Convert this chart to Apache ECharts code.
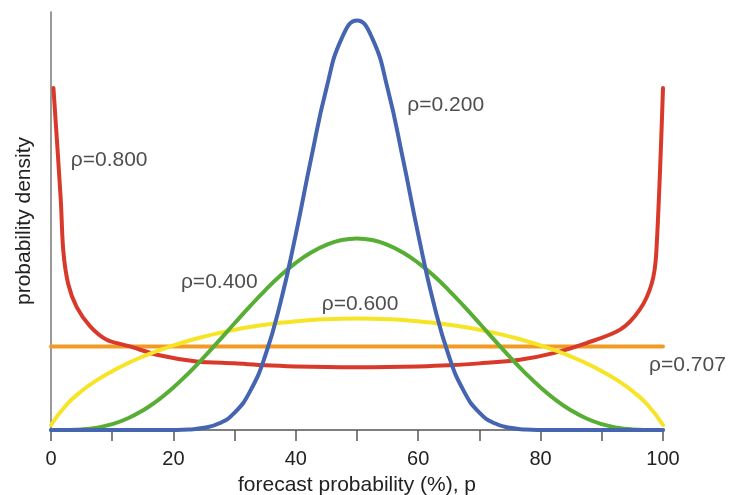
<!DOCTYPE html>
<html>
<head>
<meta charset="utf-8">
<script src="https://cdn.jsdelivr.net/npm/echarts@6/dist/echarts.min.js"></script>
<style>
  html, body { margin: 0; padding: 0; background: #fff; }
  #chart { width: 729px; height: 495px; }
</style>
</head>
<body>
<div id="chart"></div>
<script>
// forecast probability grid (%) shared by the smooth curves
const pGrid = [0, 2.5, 5, 7.5, 10, 12.5, 15, 17.5, 20, 22.5, 25, 27.5, 30, 32.5, 35, 37.5, 40, 42.5, 45, 47.5,
  50, 52.5, 55, 57.5, 60, 62.5, 65, 67.5, 70, 72.5, 75, 77.5, 80, 82.5, 85, 87.5, 90, 92.5, 95, 97.5, 100]

// rho = 0.200
const blueVals = [0, 0, 0, 0, 0, 0, 0, 0, 0.001, 0.007, 0.026, 0.08, 0.207, 0.459, 0.888, 1.525, 2.341, 3.246, 4.085, 4.684,
  4.899, 4.684, 4.085, 3.246, 2.341, 1.525, 0.888, 0.459, 0.207, 0.08, 0.026, 0.007, 0.001, 0, 0, 0, 0, 0, 0, 0, 0]
// rho = 0.400
const greenVals = [0, 0.001, 0.007, 0.028, 0.07, 0.138, 0.234, 0.358, 0.509, 0.681, 0.871, 1.072, 1.277, 1.479, 1.671, 1.847, 1.999, 2.123, 2.215, 2.272,
  2.291, 2.272, 2.215, 2.123, 1.999, 1.847, 1.671, 1.479, 1.277, 1.072, 0.871, 0.681, 0.509, 0.358, 0.234, 0.138, 0.07, 0.028, 0.007, 0.001, 0]
// rho = 0.600
const yellowVals = [0.06, 0.299, 0.466, 0.596, 0.704, 0.797, 0.878, 0.949, 1.012, 1.068, 1.117, 1.16, 1.198, 1.231, 1.259, 1.282, 1.3, 1.315, 1.325, 1.331,
  1.333, 1.331, 1.325, 1.315, 1.3, 1.282, 1.259, 1.231, 1.198, 1.16, 1.117, 1.068, 1.012, 0.949, 0.878, 0.797, 0.704, 0.596, 0.466, 0.299, 0.06]

// rho = 0.800 (own grid, dense near the edges)
const redP = [0.4, 1.6, 2.0, 2.8, 4.2, 6.4, 9.1, 12.9, 17.3, 23.8, 30, 35, 40, 45, 50, 55, 60, 65, 70, 76.6, 82.1, 87.5, 93.0, 96.2, 98.15, 98.9, 100]
const redVals = [4.09, 2.75, 2.15, 1.75, 1.47, 1.24, 1.08, 1.0, 0.9, 0.82, 0.797, 0.775, 0.761, 0.753, 0.75, 0.753, 0.761, 0.775, 0.797, 0.84, 0.92, 1.04, 1.2, 1.44, 1.75, 2.12, 4.09]

// rho = 0.707 (uniform)
const orangeP = [0, 100]
const orangeVals = [1, 1]

// curve labels, placed in data coordinates
const labelText = ['ρ=0.800', 'ρ=0.200', 'ρ=0.400', 'ρ=0.600', 'ρ=0.707']
const labelX = [9.5, 64.5, 27.5, 50.5, 104]
const labelY = [3.23, 3.88, 1.77, 1.5, 0.78]

const xTicks = [0, 20, 40, 60, 80, 100]

const FONT = 'Liberation Sans'
const pairs = (xs, ys) => xs.map((x, i) => [x, ys[i]])

const curve = (name, xs, ys, color, smooth) => ({
  name,
  type: 'line',
  data: pairs(xs, ys),
  smooth,
  showSymbol: false,
  silent: true,
  lineStyle: { color, width: 4, cap: 'round', join: 'round' },
  itemStyle: { color }
})

const chart = echarts.init(document.getElementById('chart'))

chart.setOption({
  animation: false,
  grid: { left: 51, right: 66, top: 12, bottom: 65, containLabel: false, outerBoundsMode: 'none' },
  xAxis: {
    type: 'value',
    min: 0,
    max: 100,
    interval: 10,
    name: 'forecast probability (%), p',
    nameLocation: 'middle',
    nameGap: 45,
    nameTextStyle: { fontFamily: FONT, fontSize: 21, color: '#222' },
    axisLine: { lineStyle: { color: '#555', width: 1.5 } },
    axisTick: { length: 11, lineStyle: { color: '#555', width: 1.5 } },
    axisLabel: {
      fontFamily: FONT,
      fontSize: 20,
      color: '#222',
      margin: 19,
      formatter: v => (xTicks.includes(v) ? String(v) : '')
    },
    splitLine: { show: false }
  },
  yAxis: {
    type: 'value',
    min: 0,
    max: 5,
    name: 'probability density',
    nameLocation: 'middle',
    nameGap: 16,
    nameTextStyle: { fontFamily: FONT, fontSize: 21, color: '#222' },
    axisLine: { show: true, lineStyle: { color: '#777', width: 1.5 } },
    axisTick: { show: false },
    axisLabel: { show: false },
    splitLine: { show: false }
  },
  series: [
    curve('ρ=0.707', orangeP, orangeVals, '#f39a24', false),
    curve('ρ=0.800', redP, redVals, '#d9392a', 0.3),
    curve('ρ=0.600', pGrid, yellowVals, '#f7e427', 0.5),
    curve('ρ=0.400', pGrid, greenVals, '#58ae35', 0.5),
    curve('ρ=0.200', pGrid, blueVals, '#4565b0', 0.5),
    {
      type: 'scatter',
      silent: true,
      clip: false,
      symbolSize: 0,
      data: pairs(labelX, labelY).map((d, i) => ({ value: d, name: labelText[i] })),
      label: {
        show: true,
        position: 'inside',
        formatter: p => p.name,
        fontFamily: FONT,
        fontSize: 21,
        color: '#222'
      }
    }
  ]
})
</script>
</body>
</html>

--------

GIVEN REQUEST
From the first line above through the line containing "95, 97.5, 100]", copy everything exactly, without the pictures.

SOLUTION TO THIS PROBLEM
Convert this chart to Apache ECharts code.
<!DOCTYPE html>
<html>
<head>
<meta charset="utf-8">
<script src="https://cdn.jsdelivr.net/npm/echarts@6/dist/echarts.min.js"></script>
<style>
  html, body { margin: 0; padding: 0; background: #fff; }
  #chart { width: 729px; height: 495px; }
</style>
</head>
<body>
<div id="chart"></div>
<script>
// forecast probability grid (%) shared by the smooth curves
const pGrid = [0, 2.5, 5, 7.5, 10, 12.5, 15, 17.5, 20, 22.5, 25, 27.5, 30, 32.5, 35, 37.5, 40, 42.5, 45, 47.5,
  50, 52.5, 55, 57.5, 60, 62.5, 65, 67.5, 70, 72.5, 75, 77.5, 80, 82.5, 85, 87.5, 90, 92.5, 95, 97.5, 100]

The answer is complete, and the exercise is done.